Start off your day in a tasty way with this cheesy mushroom and spinach omelet. Easy to make, and tastes like you got it from a fancy restaurant!
Prep Time 10 minutes
Cook Time 8 minutes
Total Time 18 minutes
Servings 2 omelets
Calories 295 kcal
- 1 1/2tsp extra virgin olive oil
- 1/2cup thinly sliced cremini mushrooms
- 1/2cup diced yellow onion
- 1/2cup fresh baby spinach
- 1/2tsp kosher salt, divided
- 1/2tsp black pepper, divided
- 2large eggs
- 1/2cup shredded low-fat Swiss cheese
- minced fresh parsley, for garnish
- nonstick cooking spray
- Heat 1 1/2 tsp olive oil in large skillet over MED-HIGH heat. Add mushrooms and onion, cooking about 5 minutes, until golden and soft. Season with 1/4 tsp salt and pepper, then stir in baby spinach until wilted.

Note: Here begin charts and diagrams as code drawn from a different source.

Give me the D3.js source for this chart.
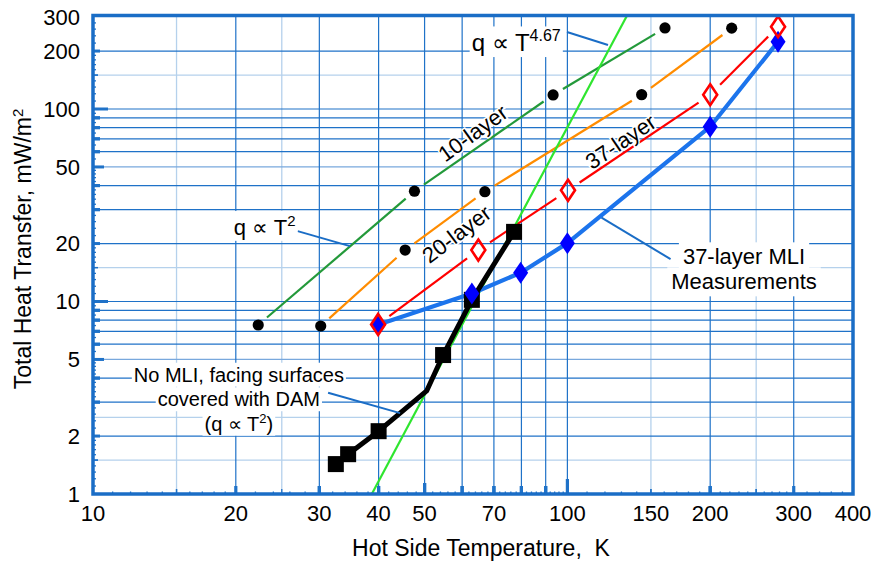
<!DOCTYPE html>
<html><head><meta charset="utf-8">
<script src="https://cdn.jsdelivr.net/npm/d3@7"></script>
<style>
html,body{margin:0;padding:0;background:#fff;}
svg{display:block;font-family:"Liberation Sans",Arial,Helvetica,sans-serif;}
</style></head><body>
<svg id="chart" width="877" height="563"></svg>
<script>
// ---- data ----
const xTickLabels = [10,20,30,40,50,70,100,150,200,300,400];
const yTickLabels = [1,2,5,10,20,50,100,200,300];
const xGridMajor = [20,30,40,50,60,70,80,90,100,200,300];
const xGridMinor = [15,25,150,250];
const yGridMajor = [2,3,4,6,7,8,9,10,20,30,40,60,70,80,90,100,200];
const yGridMid = [5,50];
const yGridMinor = [1.5,2.5,15,150];

const layer10T = [22.3,47.6,93.3,160.6];
const layer10Q = [7.55,37.4,118.3,263.6];
const layer20T = [30.2,45.5,67.0,143.4,222];
const layer20Q = [7.46,18.5,37.2,118.7,263];
const layer37T = [39.9,64.9,100.3,200,278];
const layer37Q = [7.6,18.5,37.8,118.6,267.6];
const measT = [40,62.9,79.7,100,200,278];
const measQ = [7.6,11.0,14.1,20.1,80.9,223.8];
const noMliT = [32.5,34.5,40,50.5,54.7,62.9,77.2];
const noMliQ = [1.43,1.61,2.12,3.43,5.27,10.2,23.0];
const noMliMarker = [1,1,1,0,1,1,1];
const powT = [38.7,133.6];
const powQ = [1,306];

// leader lines (data coords)
const leaderPowT = [99.8,121.8],  leaderPowQ = [251,215];
const leaderT2T  = [27.0,34.8],   leaderT2Q  = [23.2,19.4];
const leaderDamT = [31.3,44.4],   leaderDamQ = [3.36,2.63];
const leaderMeasT= [165,118],     leaderMeasQ= [16.6,27.3];

// ---- layout ----
const W=877,H=563, L=93,R=853,T=15.5,B=494;
const x=d3.scaleLog().domain([10,400]).range([L,R]);
const y=d3.scaleLog().domain([1,306]).range([B,T]);
const svg=d3.select('#chart');
svg.append('rect').attr('width',W).attr('height',H).attr('fill','#fff');

const gridC='#1f72c8', gridMid='#78a8dd', gridLight='#b5d1ec';
const grid=svg.append('g');
function vlines(vals,c,w){grid.selectAll(null).data(vals).enter().append('line')
  .attr('x1',d=>x(d)).attr('x2',d=>x(d)).attr('y1',T).attr('y2',B).attr('stroke',c).attr('stroke-width',w);}
function hlines(vals,c,w){grid.selectAll(null).data(vals).enter().append('line')
  .attr('y1',d=>y(d)).attr('y2',d=>y(d)).attr('x1',L).attr('x2',R).attr('stroke',c).attr('stroke-width',w);}
vlines(xGridMinor,gridLight,1.3); hlines(yGridMinor,gridLight,1.3);
hlines(yGridMid,gridMid,1.3);
vlines(xGridMajor,gridC,1.2); hlines(yGridMajor,gridC,1.2);

// ---- ticks ----
const xMinor=[], yMinor=[];
for(let v=11;v<20;v++) xMinor.push(v);
for(let v=22;v<100;v+=2) xMinor.push(v);
for(let v=110;v<300;v+=10) xMinor.push(v);
for(let v=320;v<400;v+=20) xMinor.push(v);
[1,10,100].forEach(d=>{
  for(let v=1.1;v<2;v+=0.1) yMinor.push(+(v*d).toFixed(3));
  for(let v=2.2;v<5;v+=0.2) yMinor.push(+(v*d).toFixed(3));
  for(let v=5.5;v<10;v+=0.5) yMinor.push(+(v*d).toFixed(3));
});
const tk=svg.append('g');
function xTickLen(v){ if(v===100) return 15; if(v===50) return 11; if([15,25,150,250].includes(v)) return 5;
  if(xGridMajor.includes(v)) return 8; return 2.5;}
function yTickLen(v){ if(v===10||v===100) return 15; if(v===5||v===50) return 11; if([1.5,15,150].includes(v)) return 5;
  if(yGridMajor.includes(v)) return 7; return 3;}
const xAllTicks = xMinor.concat(xGridMajor, xGridMinor).filter(v=>v<400);
tk.selectAll(null).data(xAllTicks).enter().append('line')
  .attr('x1',d=>x(d)).attr('x2',d=>x(d)).attr('y1',B).attr('y2',d=>B-xTickLen(d))
  .attr('stroke',gridC).attr('stroke-width',d=>xTickLen(d)>=8?3.2:1.3);
const yAllTicks = yMinor.concat(yGridMajor, yGridMid, [1.5,15,150]).filter(v=>v>1 && v<300);
tk.selectAll(null).data(yAllTicks).enter().append('line')
  .attr('y1',d=>y(d)).attr('y2',d=>y(d)).attr('x1',L).attr('x2',d=>L+yTickLen(d))
  .attr('stroke',gridC).attr('stroke-width',d=>yTickLen(d)>=7?3:1.3);

// ---- data marks ----
const plot=svg.append('g').attr('clip-path','url(#clip)');
svg.append('clipPath').attr('id','clip').append('rect').attr('x',L).attr('y',T).attr('width',R-L).attr('height',B-T);

function gapSegs(ts,qs,gap){
  const segs=[];
  for(let i=0;i<ts.length-1;i++){
    const x1=x(ts[i]),y1=y(qs[i]),x2=x(ts[i+1]),y2=y(qs[i+1]);
    const dx=x2-x1,dy=y2-y1,len=Math.hypot(dx,dy),ux=dx/len,uy=dy/len;
    segs.push([x1+ux*gap,y1+uy*gap,x2-ux*gap,y2-uy*gap]);
  }
  return segs;
}
function drawSegs(segs,c,w){
  plot.selectAll(null).data(segs).enter().append('line')
   .attr('x1',d=>d[0]).attr('y1',d=>d[1]).attr('x2',d=>d[2]).attr('y2',d=>d[3])
   .attr('stroke',c).attr('stroke-width',w);
}
const lineGen=d3.line().x(d=>x(d[0])).y(d=>y(d[1]));

drawSegs(gapSegs(layer10T,layer10Q,11.5),'#23993a',2.2);
drawSegs(gapSegs(layer20T,layer20Q,11.5),'#ff8c00',2.2);
drawSegs(gapSegs(layer37T,layer37Q,14),'#ff0000',2.2);

// power law line
plot.append('path').datum(d3.zip(powT,powQ)).attr('d',lineGen)
  .attr('fill','none').attr('stroke','#2fe52f').attr('stroke-width',2.2);

// measurements line
plot.append('path').datum(d3.zip(measT,measQ)).attr('d',lineGen)
  .attr('fill','none').attr('stroke','#1c74ec').attr('stroke-width',4.2).attr('stroke-linejoin','round');
// no MLI line
plot.append('path').datum(d3.zip(noMliT,noMliQ)).attr('d',lineGen)
  .attr('fill','none').attr('stroke','#000').attr('stroke-width',5).attr('stroke-linejoin','round');

// dots
const dots = d3.zip(layer10T,layer10Q).concat(d3.zip(layer20T,layer20Q));
plot.selectAll(null).data(dots).enter().append('circle')
  .attr('cx',d=>x(d[0])).attr('cy',d=>y(d[1])).attr('r',5.6).attr('fill','#000');
// squares
const sq = d3.zip(noMliT,noMliQ,noMliMarker).filter(d=>d[2]);
plot.selectAll(null).data(sq).enter().append('rect')
  .attr('x',d=>x(d[0])-8).attr('y',d=>y(d[1])-8).attr('width',16).attr('height',16).attr('fill','#000');
// diamonds
const dia='M0,-11L7.5,0L0,11L-7.5,0Z';
plot.selectAll(null).data(d3.zip(measT,measQ)).enter().append('path')
  .attr('d',dia).attr('transform',d=>`translate(${x(d[0])},${y(d[1])})`).attr('fill','#0000ff');
plot.selectAll(null).data(d3.zip(layer37T,layer37Q)).enter().append('path')
  .attr('d','M0,-10.5L7,0L0,10.5L-7,0Z').attr('transform',d=>`translate(${x(d[0])},${y(d[1])})`)
  .attr('fill','none').attr('stroke','#ff0000').attr('stroke-width',2.6);

// ---- frame ----
svg.append('rect').attr('x',L).attr('y',T).attr('width',R-L).attr('height',B-T)
  .attr('fill','none').attr('stroke','#1a6dc6').attr('stroke-width',3.5);

// ---- tick labels ----
svg.append('g').selectAll(null).data(xTickLabels).enter().append('text')
  .attr('x',d=>x(d)).attr('y',521).attr('text-anchor','middle').attr('font-size',22).text(d=>d);
svg.append('g').selectAll(null).data(yTickLabels).enter().append('text')
  .attr('x',80).attr('y',d=>y(d)).attr('dy','0.36em').attr('text-anchor','end').attr('font-size',22).text(d=>d);

// axis titles
svg.append('text').attr('x',481).attr('y',556).attr('text-anchor','middle').attr('font-size',23)
  .text('Hot Side Temperature,\u00a0 K');
const yt=svg.append('text').attr('transform','translate(31,249) rotate(-90)').attr('text-anchor','middle').attr('font-size',23);
yt.append('tspan').text('Total Heat Transfer, mW/m');
yt.append('tspan').text('2').attr('font-size',15).attr('dy',-8);

// ---- leader lines ----
const ann=svg.append('g');
[[leaderPowT,leaderPowQ],[leaderT2T,leaderT2Q],[leaderDamT,leaderDamQ],[leaderMeasT,leaderMeasQ]].forEach(p=>{
  ann.append('path').datum(d3.zip(p[0],p[1])).attr('d',lineGen).attr('fill','none')
    .attr('stroke','#1a6dc6').attr('stroke-width',2);
});

// ---- boxed labels ----
function boxedText(lines,cxv,cyv,lh,size,pad){
  const grp=svg.append('g');
  const cx=x(cxv), by=y(cyv);
  lines.forEach((ln,i)=>{
    const t=grp.append('text').attr('x',cx).attr('y',by+i*lh).attr('text-anchor','middle').attr('font-size',size);
    ln.forEach(p=>{
      const ts=t.append('tspan').text(p.t);
      if(p.sup) ts.attr('font-size',Math.round(size*0.66)).attr('dy',-size*0.4);
      if(p.down) ts.attr('dy',size*0.4);
    });
    const bb=t.node().getBBox();
    grp.insert('rect','text').attr('x',bb.x-pad).attr('y',bb.y-pad*0.5).attr('width',bb.width+2*pad).attr('height',bb.height+pad)
      .attr('fill','#fff');
  });
}
boxedText([[{t:'q \u221d T'},{t:'4.67',sup:1}]],78,200,0,24,2);
boxedText([[{t:'q \u221d T'},{t:'2',sup:1}]],23.0,22.2,0,22,2);
boxedText([[{t:'No MLI, facing surfaces'}],[{t:'covered with DAM'}],[{t:'(q \u221d T'},{t:'2',sup:1},{t:')',down:1}]],20.3,3.83,24.5,20,2);
boxedText([[{t:'37-layer MLI'}],[{t:'Measurements'}]],235.7,15.6,25,22,4);

// ---- rotated series labels ----
function rotLabel(txt,tv,qv,ang){
  svg.append('text').attr('transform',`translate(${x(tv)},${y(qv)}) rotate(${ang})`)
    .attr('text-anchor','middle').attr('dy','0.35em').attr('font-size',22)
    .attr('stroke','#fff').attr('stroke-width',3).attr('paint-order','stroke').attr('fill','#000').text(txt);
}
rotLabel('10-layer',63.2,75,-36);
rotLabel('20-layer',58.4,22.4,-37);
rotLabel('37-layer',129.5,67.6,-34);
</script>
</body></html>
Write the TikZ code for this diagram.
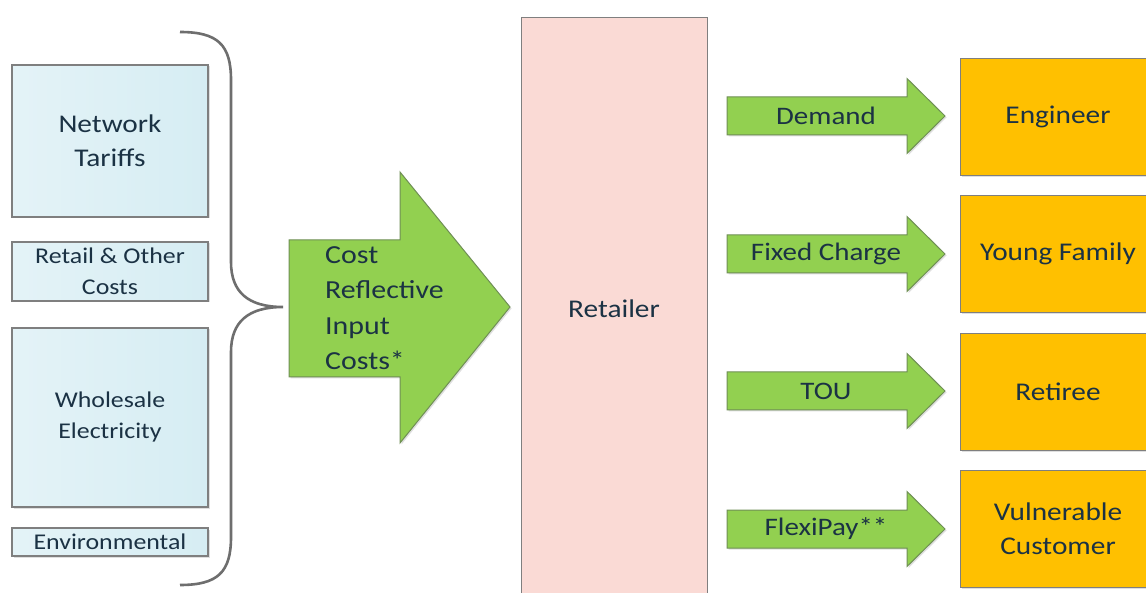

- Transfer mushroom mixture to plate and wipe out skillet. Crack eggs into small mixing bowl with 1/2 Tbsp water and remaining salt and pepper, and beat with small whisk or fork until blended and a little frothy.
- Spray skillet lightly with nonstick cooking spray and heat over MED to MED-LOW. Add beaten egg mixture and stir them around the pan with a rubber spatula, pulling the sides in towards the middle, swirling the pan slightly so the runny egg mixture on top hits the pan and cooks. Cook about 2 minutes, until eggs are just slightly shiny on top.
- Add mushroom mixture to one side of the omelet, then sprinkle with cheese. Carefully lift up the edge of the omelet and check to see if the eggs are lightly golden on the bottom. Once they are, gently fold it over the filling.
- Slide omelet out of skillet and onto plate to serve. Serve garnished with minced parsley and extra black pepper if desired.